• [Job]:
Skip the pictures, please, and write out exactly the lines from the opening of the data through the line containing "8.3e-6, 1.1e-4, 1.1e-4];".

─── Supplied information

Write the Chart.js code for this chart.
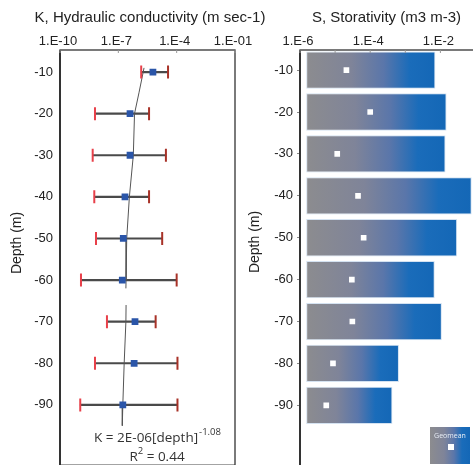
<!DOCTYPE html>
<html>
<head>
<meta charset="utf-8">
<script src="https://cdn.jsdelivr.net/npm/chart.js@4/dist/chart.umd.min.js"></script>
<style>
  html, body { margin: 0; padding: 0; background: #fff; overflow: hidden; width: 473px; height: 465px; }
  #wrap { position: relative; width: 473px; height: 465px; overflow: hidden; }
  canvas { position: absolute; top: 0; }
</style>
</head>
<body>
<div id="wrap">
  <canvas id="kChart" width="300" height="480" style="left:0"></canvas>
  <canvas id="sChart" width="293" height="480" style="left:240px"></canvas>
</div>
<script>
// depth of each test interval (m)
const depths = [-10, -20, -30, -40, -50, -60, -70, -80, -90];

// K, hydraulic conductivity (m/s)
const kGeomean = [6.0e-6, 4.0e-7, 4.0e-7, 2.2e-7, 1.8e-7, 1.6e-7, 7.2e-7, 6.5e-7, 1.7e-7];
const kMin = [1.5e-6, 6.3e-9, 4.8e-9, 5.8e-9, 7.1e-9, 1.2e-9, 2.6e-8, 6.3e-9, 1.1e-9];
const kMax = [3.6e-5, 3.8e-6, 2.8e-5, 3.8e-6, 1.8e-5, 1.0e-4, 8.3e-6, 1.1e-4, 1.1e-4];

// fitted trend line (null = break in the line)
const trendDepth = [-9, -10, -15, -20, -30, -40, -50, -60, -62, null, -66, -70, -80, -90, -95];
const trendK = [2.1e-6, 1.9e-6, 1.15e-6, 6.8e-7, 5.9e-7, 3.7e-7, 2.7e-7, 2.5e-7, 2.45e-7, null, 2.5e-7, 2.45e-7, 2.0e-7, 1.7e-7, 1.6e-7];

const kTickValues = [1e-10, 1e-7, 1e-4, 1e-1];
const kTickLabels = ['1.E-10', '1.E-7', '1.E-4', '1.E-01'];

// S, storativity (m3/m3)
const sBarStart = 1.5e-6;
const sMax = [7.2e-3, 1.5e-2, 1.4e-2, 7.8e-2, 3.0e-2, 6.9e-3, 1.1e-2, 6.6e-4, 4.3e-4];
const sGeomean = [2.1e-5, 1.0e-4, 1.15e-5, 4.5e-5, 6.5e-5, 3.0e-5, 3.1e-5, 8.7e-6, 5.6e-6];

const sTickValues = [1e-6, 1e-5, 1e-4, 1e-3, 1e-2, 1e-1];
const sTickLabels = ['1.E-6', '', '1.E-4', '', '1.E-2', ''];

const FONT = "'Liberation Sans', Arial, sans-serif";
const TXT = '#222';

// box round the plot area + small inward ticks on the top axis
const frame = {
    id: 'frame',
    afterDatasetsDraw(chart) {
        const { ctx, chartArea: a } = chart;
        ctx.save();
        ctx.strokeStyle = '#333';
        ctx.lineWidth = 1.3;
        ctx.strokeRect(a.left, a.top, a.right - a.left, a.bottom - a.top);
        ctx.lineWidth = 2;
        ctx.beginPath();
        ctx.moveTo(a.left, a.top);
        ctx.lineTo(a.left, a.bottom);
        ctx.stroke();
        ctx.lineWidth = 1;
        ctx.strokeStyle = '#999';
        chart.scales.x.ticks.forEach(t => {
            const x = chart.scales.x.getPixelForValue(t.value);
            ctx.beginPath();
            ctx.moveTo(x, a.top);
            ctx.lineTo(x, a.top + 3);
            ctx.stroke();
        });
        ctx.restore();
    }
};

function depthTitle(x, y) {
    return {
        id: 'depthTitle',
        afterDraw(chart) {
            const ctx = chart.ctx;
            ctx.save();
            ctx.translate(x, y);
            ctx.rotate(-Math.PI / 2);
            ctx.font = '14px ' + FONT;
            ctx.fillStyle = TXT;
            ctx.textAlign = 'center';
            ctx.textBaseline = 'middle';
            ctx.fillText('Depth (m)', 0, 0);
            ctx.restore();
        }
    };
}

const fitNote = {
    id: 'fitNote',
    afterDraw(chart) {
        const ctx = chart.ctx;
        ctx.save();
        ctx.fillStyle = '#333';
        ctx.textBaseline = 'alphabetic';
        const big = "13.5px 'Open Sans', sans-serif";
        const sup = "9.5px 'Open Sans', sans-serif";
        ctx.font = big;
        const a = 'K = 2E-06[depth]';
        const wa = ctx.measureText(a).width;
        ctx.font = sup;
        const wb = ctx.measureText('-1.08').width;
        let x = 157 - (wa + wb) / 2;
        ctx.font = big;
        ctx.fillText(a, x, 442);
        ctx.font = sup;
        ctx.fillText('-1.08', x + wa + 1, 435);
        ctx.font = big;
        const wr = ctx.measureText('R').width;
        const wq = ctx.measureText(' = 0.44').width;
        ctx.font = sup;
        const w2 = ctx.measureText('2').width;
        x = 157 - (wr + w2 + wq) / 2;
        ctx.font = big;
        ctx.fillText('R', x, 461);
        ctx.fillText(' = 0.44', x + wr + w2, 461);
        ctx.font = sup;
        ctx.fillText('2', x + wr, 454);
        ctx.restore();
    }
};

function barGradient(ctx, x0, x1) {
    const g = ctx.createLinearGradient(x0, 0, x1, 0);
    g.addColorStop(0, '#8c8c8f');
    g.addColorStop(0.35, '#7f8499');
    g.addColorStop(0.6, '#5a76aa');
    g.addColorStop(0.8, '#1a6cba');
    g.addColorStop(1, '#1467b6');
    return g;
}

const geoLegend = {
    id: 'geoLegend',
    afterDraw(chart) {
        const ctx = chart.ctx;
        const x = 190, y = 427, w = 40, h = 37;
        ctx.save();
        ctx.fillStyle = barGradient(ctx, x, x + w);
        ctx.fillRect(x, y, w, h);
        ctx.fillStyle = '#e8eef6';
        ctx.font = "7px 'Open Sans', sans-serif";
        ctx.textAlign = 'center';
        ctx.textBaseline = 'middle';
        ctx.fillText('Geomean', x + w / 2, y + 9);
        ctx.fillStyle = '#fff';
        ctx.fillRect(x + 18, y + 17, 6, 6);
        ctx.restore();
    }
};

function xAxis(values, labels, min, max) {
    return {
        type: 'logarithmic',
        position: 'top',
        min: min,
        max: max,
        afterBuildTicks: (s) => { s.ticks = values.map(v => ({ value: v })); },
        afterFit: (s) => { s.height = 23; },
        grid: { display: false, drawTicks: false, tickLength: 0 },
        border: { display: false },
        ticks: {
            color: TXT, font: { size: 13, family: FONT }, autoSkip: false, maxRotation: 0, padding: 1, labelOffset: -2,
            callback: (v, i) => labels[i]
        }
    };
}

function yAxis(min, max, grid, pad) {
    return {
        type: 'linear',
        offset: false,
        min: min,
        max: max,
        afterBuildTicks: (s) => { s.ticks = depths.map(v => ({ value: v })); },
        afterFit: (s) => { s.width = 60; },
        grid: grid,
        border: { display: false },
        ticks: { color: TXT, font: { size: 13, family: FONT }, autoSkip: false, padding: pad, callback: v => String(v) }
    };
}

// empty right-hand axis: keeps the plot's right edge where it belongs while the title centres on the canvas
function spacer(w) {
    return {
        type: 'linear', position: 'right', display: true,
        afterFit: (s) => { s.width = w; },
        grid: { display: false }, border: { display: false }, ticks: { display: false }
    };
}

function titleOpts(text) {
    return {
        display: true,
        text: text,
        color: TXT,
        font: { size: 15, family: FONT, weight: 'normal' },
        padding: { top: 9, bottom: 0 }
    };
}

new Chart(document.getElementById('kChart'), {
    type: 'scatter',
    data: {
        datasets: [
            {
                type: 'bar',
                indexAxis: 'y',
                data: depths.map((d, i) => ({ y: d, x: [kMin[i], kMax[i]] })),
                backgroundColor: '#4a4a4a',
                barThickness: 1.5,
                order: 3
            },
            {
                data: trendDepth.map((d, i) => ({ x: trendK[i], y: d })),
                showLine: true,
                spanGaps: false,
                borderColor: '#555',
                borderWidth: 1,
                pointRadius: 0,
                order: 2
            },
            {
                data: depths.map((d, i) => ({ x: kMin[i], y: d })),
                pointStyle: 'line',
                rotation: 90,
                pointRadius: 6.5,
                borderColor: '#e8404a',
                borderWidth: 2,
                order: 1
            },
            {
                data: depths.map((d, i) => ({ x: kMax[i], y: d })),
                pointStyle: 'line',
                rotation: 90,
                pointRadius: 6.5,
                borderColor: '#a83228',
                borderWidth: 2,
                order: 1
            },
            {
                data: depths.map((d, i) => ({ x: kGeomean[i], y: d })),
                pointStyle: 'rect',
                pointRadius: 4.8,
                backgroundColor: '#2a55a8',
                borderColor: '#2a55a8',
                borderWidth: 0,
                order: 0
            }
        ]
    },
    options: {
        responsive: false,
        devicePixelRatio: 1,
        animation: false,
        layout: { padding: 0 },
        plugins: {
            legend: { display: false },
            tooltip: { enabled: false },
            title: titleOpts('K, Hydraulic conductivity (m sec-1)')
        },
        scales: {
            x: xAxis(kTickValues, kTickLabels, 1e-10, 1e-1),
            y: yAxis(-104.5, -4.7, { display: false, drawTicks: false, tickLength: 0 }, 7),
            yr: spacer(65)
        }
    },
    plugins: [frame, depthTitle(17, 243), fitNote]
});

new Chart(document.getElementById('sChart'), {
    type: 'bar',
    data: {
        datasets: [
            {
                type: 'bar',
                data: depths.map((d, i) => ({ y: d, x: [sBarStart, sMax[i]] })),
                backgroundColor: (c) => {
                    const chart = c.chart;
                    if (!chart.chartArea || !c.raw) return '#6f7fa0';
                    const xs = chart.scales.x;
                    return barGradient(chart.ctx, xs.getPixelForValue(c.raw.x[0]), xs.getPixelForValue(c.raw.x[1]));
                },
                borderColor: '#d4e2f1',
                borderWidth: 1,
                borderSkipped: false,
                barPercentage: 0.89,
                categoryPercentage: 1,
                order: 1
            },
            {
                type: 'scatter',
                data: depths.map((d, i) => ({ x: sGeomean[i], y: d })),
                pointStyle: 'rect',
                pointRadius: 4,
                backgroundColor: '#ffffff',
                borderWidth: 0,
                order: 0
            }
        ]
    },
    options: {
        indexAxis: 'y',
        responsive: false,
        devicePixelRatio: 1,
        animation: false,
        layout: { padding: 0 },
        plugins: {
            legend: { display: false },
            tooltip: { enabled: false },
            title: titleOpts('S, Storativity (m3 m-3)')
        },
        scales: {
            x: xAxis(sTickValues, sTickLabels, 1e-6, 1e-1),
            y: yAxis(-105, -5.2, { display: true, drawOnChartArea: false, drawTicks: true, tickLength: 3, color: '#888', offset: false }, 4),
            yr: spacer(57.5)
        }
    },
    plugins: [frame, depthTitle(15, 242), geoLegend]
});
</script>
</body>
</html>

──────

• [Response to the task]:
Write the Chart.js code for this chart.
<!DOCTYPE html>
<html>
<head>
<meta charset="utf-8">
<script src="https://cdn.jsdelivr.net/npm/chart.js@4/dist/chart.umd.min.js"></script>
<style>
  html, body { margin: 0; padding: 0; background: #fff; overflow: hidden; width: 473px; height: 465px; }
  #wrap { position: relative; width: 473px; height: 465px; overflow: hidden; }
  canvas { position: absolute; top: 0; }
</style>
</head>
<body>
<div id="wrap">
  <canvas id="kChart" width="300" height="480" style="left:0"></canvas>
  <canvas id="sChart" width="293" height="480" style="left:240px"></canvas>
</div>
<script>
// depth of each test interval (m)
const depths = [-10, -20, -30, -40, -50, -60, -70, -80, -90];

// K, hydraulic conductivity (m/s)
const kGeomean = [6.0e-6, 4.0e-7, 4.0e-7, 2.2e-7, 1.8e-7, 1.6e-7, 7.2e-7, 6.5e-7, 1.7e-7];
const kMin = [1.5e-6, 6.3e-9, 4.8e-9, 5.8e-9, 7.1e-9, 1.2e-9, 2.6e-8, 6.3e-9, 1.1e-9];
const kMax = [3.6e-5, 3.8e-6, 2.8e-5, 3.8e-6, 1.8e-5, 1.0e-4, 8.3e-6, 1.1e-4, 1.1e-4];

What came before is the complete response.